Before the butterfly can emerge victoriously, it must first struggle to emerge from the cocoon. If a butterfly is aided in its exit the wings will not properly form. The wings will become shriveled and the butterfly will never take flight. Once the struggle is done and the butterfly emerges with its new wings it builds up its strength to migrate and/or lay its eggs.

The Cycle:

This cycle is not one that we do once and then retire with our wings. As Jack Cornfield wrote, “There is no state of enlightened retirement” (After the Ecstasy, the Laundry). This is a cycle that we repeat over and over, emerging from a new “egg” by realizing that what we took for the reality around us is not, in fact, all there is, then learning, growing, dissolving, emerging, again and again for the rest of our lives, if we choose to do so.

A fun fact I learned is that butterflies remember their time as caterpillars. And that seems like a fitting end to this metaphor because we too remember what it was like before we woke up to some truth or another, and chose to grow and change.

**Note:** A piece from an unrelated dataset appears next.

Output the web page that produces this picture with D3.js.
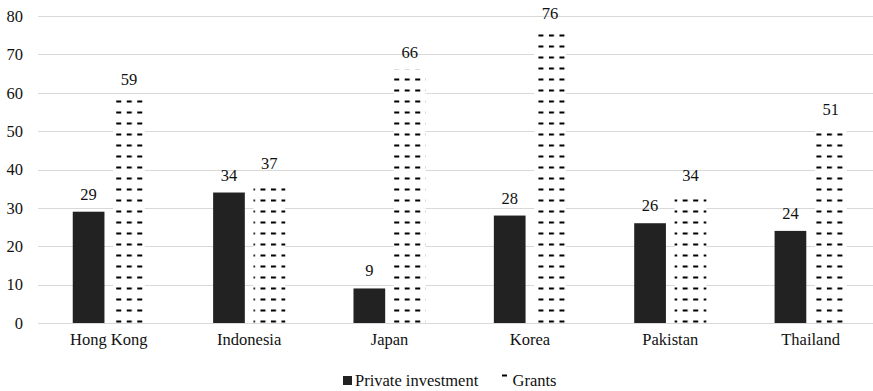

The idea of this constant birth, death, rebirth cycle, which for most comes with its fair share of discomfort, is difficult for some people to imagine because we are not designed to want change. Yet, if you’re reading this blog, there’s a good chance that something in your life has become painful enough that you might be ready for your next evolution cycle. When I have been in that place I try and remember the immortal words of Anatole France:

“All changes, even the most longed for, have their melancholy; for what we leave behind us is a part of ourselves; we must die to one life before we can enter another.”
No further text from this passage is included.